Hey! It’s a wonderful kind of day! Beloved PBS show Arthur, kicked off its 22nd season (yes the show is still on the air!) with a wedding! What starts as an average day for the kids in Mr. Ratburn’s third grade class ends in excitement and anticipation upon learning that their teacher is getting married!
The episode, titled “Mr. Ratburn and the Special Someone,” opens with the teacher getting ready to hand out one of his notorious pop-quizzes when he is interrupted by a cell phone call from someone named Patty. The kids look on as a flustered Mr. Ratburn discusses various flower arrangements. After some prodding, they get their bashful teacher to admit he’s getting hitched, an admission that results in a collective gasp from everyone, because don’t teachers live at school?
Once the shock from discovering that their teacher has a life outside of school wears off, speculation on the bride’s identity compels Arthur, Buster, Francine and Muffy to spy on Mr. Ratburn. They see him at a restaurant talking wedding details with Patty, the woman they believe to be his bride. Her tough, no nonsense demeanor (expertly voiced by Jane Lynch!) prompts them to attempt stop the wedding and set him up via love poems with the librarian, Ms. Turner. Their bad poetry proves ineffective.
The big day arrives and the whole class is invited to attend the festivities, where they’re relieved to discover that Patty is actually Mr. Ratburn’s older sister who’s officiating the wedding and not his fiance. But the kids are still left wondering “who is Mr. Ratburn marrying?” Just then, we see Mr. Ratburn walking down the aisle arm-in-arm with his almost-husband, Patrick.
Everyone is smiling and happy. The kids are thrilled for their teacher albeit a bit embarassed by his dance moves. The scene not only conveys acceptance and tolerance, but also normalcy. The gender of their teacher’s significant other is not a big deal for the kids and neither should it be for the viewer.
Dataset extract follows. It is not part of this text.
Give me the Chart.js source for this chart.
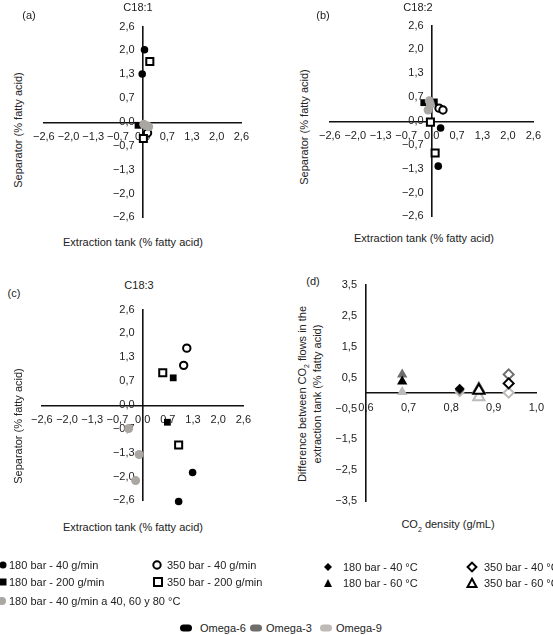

When LGBTQ characters and storylines are represented in children’s television programming, kids can build a frame of reference and relatability. Pride.com reports that seeing characters “live and not be defined by their sexual or gender identity but instead face whatever problems a 30- to 60 minute episode can handle can potentially dismantle stereotypes and give viewers a different perspective on the lives of others.” Furthermore a child, who might identify as LGBTQ or has parents who do, will benefit from content that reflects their life.